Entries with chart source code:
--- begin ---

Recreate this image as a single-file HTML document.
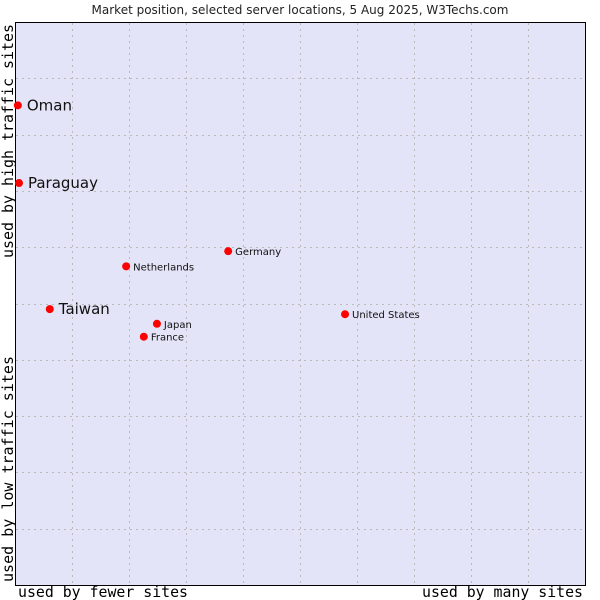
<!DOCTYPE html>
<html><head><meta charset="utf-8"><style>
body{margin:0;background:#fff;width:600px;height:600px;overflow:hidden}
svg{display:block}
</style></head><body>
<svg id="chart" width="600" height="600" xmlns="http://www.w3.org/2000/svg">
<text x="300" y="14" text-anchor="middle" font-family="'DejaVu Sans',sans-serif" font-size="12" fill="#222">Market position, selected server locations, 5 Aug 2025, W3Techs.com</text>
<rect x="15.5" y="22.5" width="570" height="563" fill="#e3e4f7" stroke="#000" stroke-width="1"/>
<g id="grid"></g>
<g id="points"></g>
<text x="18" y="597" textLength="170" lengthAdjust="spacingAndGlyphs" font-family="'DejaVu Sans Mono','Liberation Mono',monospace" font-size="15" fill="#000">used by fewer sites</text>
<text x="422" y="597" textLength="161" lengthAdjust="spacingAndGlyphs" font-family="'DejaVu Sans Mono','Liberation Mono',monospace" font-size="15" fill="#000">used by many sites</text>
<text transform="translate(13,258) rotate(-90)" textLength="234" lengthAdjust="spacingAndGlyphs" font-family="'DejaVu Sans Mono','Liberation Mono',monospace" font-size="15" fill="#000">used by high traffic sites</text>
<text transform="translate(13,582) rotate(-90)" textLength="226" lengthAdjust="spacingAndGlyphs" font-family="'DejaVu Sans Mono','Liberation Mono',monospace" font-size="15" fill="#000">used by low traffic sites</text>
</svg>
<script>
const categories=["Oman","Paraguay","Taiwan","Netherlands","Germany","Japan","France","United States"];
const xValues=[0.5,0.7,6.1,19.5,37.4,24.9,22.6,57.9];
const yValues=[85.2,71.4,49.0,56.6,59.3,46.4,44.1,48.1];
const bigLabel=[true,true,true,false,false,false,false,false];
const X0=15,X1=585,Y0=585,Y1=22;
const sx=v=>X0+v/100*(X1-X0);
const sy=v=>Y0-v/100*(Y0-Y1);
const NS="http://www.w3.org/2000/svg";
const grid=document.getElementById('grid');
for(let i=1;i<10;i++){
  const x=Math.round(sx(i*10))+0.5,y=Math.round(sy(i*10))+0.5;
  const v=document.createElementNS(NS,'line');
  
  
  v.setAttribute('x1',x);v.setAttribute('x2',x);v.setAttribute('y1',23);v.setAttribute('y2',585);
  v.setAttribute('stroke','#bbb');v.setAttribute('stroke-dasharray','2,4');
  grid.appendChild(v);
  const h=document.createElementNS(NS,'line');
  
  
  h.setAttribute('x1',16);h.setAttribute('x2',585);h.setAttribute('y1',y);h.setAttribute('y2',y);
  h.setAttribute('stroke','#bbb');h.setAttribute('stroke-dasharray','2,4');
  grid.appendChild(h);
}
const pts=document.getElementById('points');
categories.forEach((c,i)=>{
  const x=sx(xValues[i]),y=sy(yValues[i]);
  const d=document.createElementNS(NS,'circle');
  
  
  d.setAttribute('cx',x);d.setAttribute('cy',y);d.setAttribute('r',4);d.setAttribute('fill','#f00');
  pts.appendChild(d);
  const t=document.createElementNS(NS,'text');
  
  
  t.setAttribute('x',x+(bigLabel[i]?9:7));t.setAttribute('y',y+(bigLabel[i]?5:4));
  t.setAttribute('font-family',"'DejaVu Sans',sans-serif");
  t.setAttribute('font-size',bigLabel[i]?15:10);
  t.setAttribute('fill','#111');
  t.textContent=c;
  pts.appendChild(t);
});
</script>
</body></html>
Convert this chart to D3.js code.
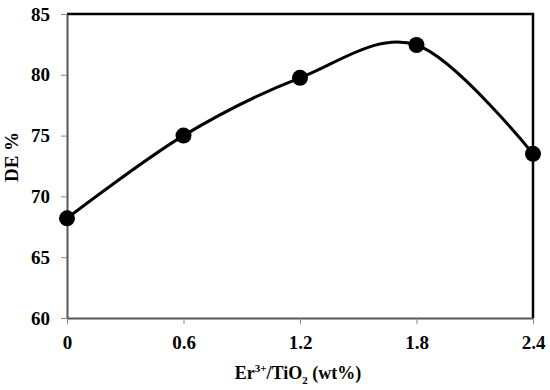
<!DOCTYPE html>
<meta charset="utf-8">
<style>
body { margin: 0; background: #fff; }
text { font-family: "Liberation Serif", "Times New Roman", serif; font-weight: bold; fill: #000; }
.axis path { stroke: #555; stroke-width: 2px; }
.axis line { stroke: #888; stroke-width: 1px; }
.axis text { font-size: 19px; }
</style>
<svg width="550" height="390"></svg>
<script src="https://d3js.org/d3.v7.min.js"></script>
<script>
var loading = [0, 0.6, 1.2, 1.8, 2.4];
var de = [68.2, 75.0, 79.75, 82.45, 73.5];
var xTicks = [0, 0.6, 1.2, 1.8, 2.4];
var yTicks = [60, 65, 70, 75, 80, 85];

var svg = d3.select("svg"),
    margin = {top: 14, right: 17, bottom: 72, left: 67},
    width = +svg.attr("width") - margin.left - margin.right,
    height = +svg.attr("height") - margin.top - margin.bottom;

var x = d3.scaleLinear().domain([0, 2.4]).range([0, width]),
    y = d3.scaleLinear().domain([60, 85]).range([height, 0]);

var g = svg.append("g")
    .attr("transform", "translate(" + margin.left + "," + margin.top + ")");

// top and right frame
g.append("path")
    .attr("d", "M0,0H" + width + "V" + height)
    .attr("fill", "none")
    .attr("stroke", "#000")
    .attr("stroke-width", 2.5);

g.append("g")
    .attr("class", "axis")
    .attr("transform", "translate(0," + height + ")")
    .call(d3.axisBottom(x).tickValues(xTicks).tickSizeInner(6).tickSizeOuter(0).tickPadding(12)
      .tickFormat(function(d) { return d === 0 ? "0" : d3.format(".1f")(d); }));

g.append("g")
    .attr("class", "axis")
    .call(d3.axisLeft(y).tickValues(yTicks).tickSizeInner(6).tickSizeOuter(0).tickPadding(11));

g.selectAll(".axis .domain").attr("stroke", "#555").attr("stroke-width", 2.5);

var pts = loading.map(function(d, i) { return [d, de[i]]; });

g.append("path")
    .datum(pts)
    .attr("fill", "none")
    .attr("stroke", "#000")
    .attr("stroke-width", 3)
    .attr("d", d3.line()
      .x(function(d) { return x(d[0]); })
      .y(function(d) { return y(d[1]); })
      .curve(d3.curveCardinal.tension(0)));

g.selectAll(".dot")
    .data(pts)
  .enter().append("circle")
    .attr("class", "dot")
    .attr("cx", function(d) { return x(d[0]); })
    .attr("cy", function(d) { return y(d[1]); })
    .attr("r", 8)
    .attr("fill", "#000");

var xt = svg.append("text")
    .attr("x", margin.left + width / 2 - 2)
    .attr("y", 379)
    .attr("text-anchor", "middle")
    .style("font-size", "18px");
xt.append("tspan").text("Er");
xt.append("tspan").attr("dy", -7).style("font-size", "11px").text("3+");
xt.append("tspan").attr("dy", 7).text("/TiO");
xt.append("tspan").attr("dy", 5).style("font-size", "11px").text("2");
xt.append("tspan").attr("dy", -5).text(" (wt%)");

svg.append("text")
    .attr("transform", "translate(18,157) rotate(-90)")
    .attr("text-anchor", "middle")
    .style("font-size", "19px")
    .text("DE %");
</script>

--- end ---

The records above are to be restated exactly, without their pictures.

[Response for this exercise]
Recreate this image as a single-file HTML document.
<!DOCTYPE html>
<html><head><meta charset="utf-8"><style>
body{margin:0;background:#fff;width:600px;height:600px;overflow:hidden}
svg{display:block}
</style></head><body>
<svg id="chart" width="600" height="600" xmlns="http://www.w3.org/2000/svg">
<text x="300" y="14" text-anchor="middle" font-family="'DejaVu Sans',sans-serif" font-size="12" fill="#222">Market position, selected server locations, 5 Aug 2025, W3Techs.com</text>
<rect x="15.5" y="22.5" width="570" height="563" fill="#e3e4f7" stroke="#000" stroke-width="1"/>
<g id="grid"></g>
<g id="points"></g>
<text x="18" y="597" textLength="170" lengthAdjust="spacingAndGlyphs" font-family="'DejaVu Sans Mono','Liberation Mono',monospace" font-size="15" fill="#000">used by fewer sites</text>
<text x="422" y="597" textLength="161" lengthAdjust="spacingAndGlyphs" font-family="'DejaVu Sans Mono','Liberation Mono',monospace" font-size="15" fill="#000">used by many sites</text>
<text transform="translate(13,258) rotate(-90)" textLength="234" lengthAdjust="spacingAndGlyphs" font-family="'DejaVu Sans Mono','Liberation Mono',monospace" font-size="15" fill="#000">used by high traffic sites</text>
<text transform="translate(13,582) rotate(-90)" textLength="226" lengthAdjust="spacingAndGlyphs" font-family="'DejaVu Sans Mono','Liberation Mono',monospace" font-size="15" fill="#000">used by low traffic sites</text>
</svg>
<script>
const categories=["Oman","Paraguay","Taiwan","Netherlands","Germany","Japan","France","United States"];
const xValues=[0.5,0.7,6.1,19.5,37.4,24.9,22.6,57.9];
const yValues=[85.2,71.4,49.0,56.6,59.3,46.4,44.1,48.1];
const bigLabel=[true,true,true,false,false,false,false,false];
const X0=15,X1=585,Y0=585,Y1=22;
const sx=v=>X0+v/100*(X1-X0);
const sy=v=>Y0-v/100*(Y0-Y1);
const NS="http://www.w3.org/2000/svg";
const grid=document.getElementById('grid');
for(let i=1;i<10;i++){
  const x=Math.round(sx(i*10))+0.5,y=Math.round(sy(i*10))+0.5;
  const v=document.createElementNS(NS,'line');
  
  
  v.setAttribute('x1',x);v.setAttribute('x2',x);v.setAttribute('y1',23);v.setAttribute('y2',585);
  v.setAttribute('stroke','#bbb');v.setAttribute('stroke-dasharray','2,4');
  grid.appendChild(v);
  const h=document.createElementNS(NS,'line');
  
  
  h.setAttribute('x1',16);h.setAttribute('x2',585);h.setAttribute('y1',y);h.setAttribute('y2',y);
  h.setAttribute('stroke','#bbb');h.setAttribute('stroke-dasharray','2,4');
  grid.appendChild(h);
}
const pts=document.getElementById('points');
categories.forEach((c,i)=>{
  const x=sx(xValues[i]),y=sy(yValues[i]);
  const d=document.createElementNS(NS,'circle');
  
  
  d.setAttribute('cx',x);d.setAttribute('cy',y);d.setAttribute('r',4);d.setAttribute('fill','#f00');
  pts.appendChild(d);
  const t=document.createElementNS(NS,'text');
  
  
  t.setAttribute('x',x+(bigLabel[i]?9:7));t.setAttribute('y',y+(bigLabel[i]?5:4));
  t.setAttribute('font-family',"'DejaVu Sans',sans-serif");
  t.setAttribute('font-size',bigLabel[i]?15:10);
  t.setAttribute('fill','#111');
  t.textContent=c;
  pts.appendChild(t);
});
</script>
</body></html>
Convert this chart to D3.js code.
<!DOCTYPE html>
<meta charset="utf-8">
<style>
body { margin: 0; background: #fff; }
text { font-family: "Liberation Serif", "Times New Roman", serif; font-weight: bold; fill: #000; }
.axis path { stroke: #555; stroke-width: 2px; }
.axis line { stroke: #888; stroke-width: 1px; }
.axis text { font-size: 19px; }
</style>
<svg width="550" height="390"></svg>
<script src="https://d3js.org/d3.v7.min.js"></script>
<script>
var loading = [0, 0.6, 1.2, 1.8, 2.4];
var de = [68.2, 75.0, 79.75, 82.45, 73.5];
var xTicks = [0, 0.6, 1.2, 1.8, 2.4];
var yTicks = [60, 65, 70, 75, 80, 85];

var svg = d3.select("svg"),
    margin = {top: 14, right: 17, bottom: 72, left: 67},
    width = +svg.attr("width") - margin.left - margin.right,
    height = +svg.attr("height") - margin.top - margin.bottom;

var x = d3.scaleLinear().domain([0, 2.4]).range([0, width]),
    y = d3.scaleLinear().domain([60, 85]).range([height, 0]);

var g = svg.append("g")
    .attr("transform", "translate(" + margin.left + "," + margin.top + ")");

// top and right frame
g.append("path")
    .attr("d", "M0,0H" + width + "V" + height)
    .attr("fill", "none")
    .attr("stroke", "#000")
    .attr("stroke-width", 2.5);

g.append("g")
    .attr("class", "axis")
    .attr("transform", "translate(0," + height + ")")
    .call(d3.axisBottom(x).tickValues(xTicks).tickSizeInner(6).tickSizeOuter(0).tickPadding(12)
      .tickFormat(function(d) { return d === 0 ? "0" : d3.format(".1f")(d); }));

g.append("g")
    .attr("class", "axis")
    .call(d3.axisLeft(y).tickValues(yTicks).tickSizeInner(6).tickSizeOuter(0).tickPadding(11));

g.selectAll(".axis .domain").attr("stroke", "#555").attr("stroke-width", 2.5);

var pts = loading.map(function(d, i) { return [d, de[i]]; });

g.append("path")
    .datum(pts)
    .attr("fill", "none")
    .attr("stroke", "#000")
    .attr("stroke-width", 3)
    .attr("d", d3.line()
      .x(function(d) { return x(d[0]); })
      .y(function(d) { return y(d[1]); })
      .curve(d3.curveCardinal.tension(0)));

g.selectAll(".dot")
    .data(pts)
  .enter().append("circle")
    .attr("class", "dot")
    .attr("cx", function(d) { return x(d[0]); })
    .attr("cy", function(d) { return y(d[1]); })
    .attr("r", 8)
    .attr("fill", "#000");

var xt = svg.append("text")
    .attr("x", margin.left + width / 2 - 2)
    .attr("y", 379)
    .attr("text-anchor", "middle")
    .style("font-size", "18px");
xt.append("tspan").text("Er");
xt.append("tspan").attr("dy", -7).style("font-size", "11px").text("3+");
xt.append("tspan").attr("dy", 7).text("/TiO");
xt.append("tspan").attr("dy", 5).style("font-size", "11px").text("2");
xt.append("tspan").attr("dy", -5).text(" (wt%)");

svg.append("text")
    .attr("transform", "translate(18,157) rotate(-90)")
    .attr("text-anchor", "middle")
    .style("font-size", "19px")
    .text("DE %");
</script>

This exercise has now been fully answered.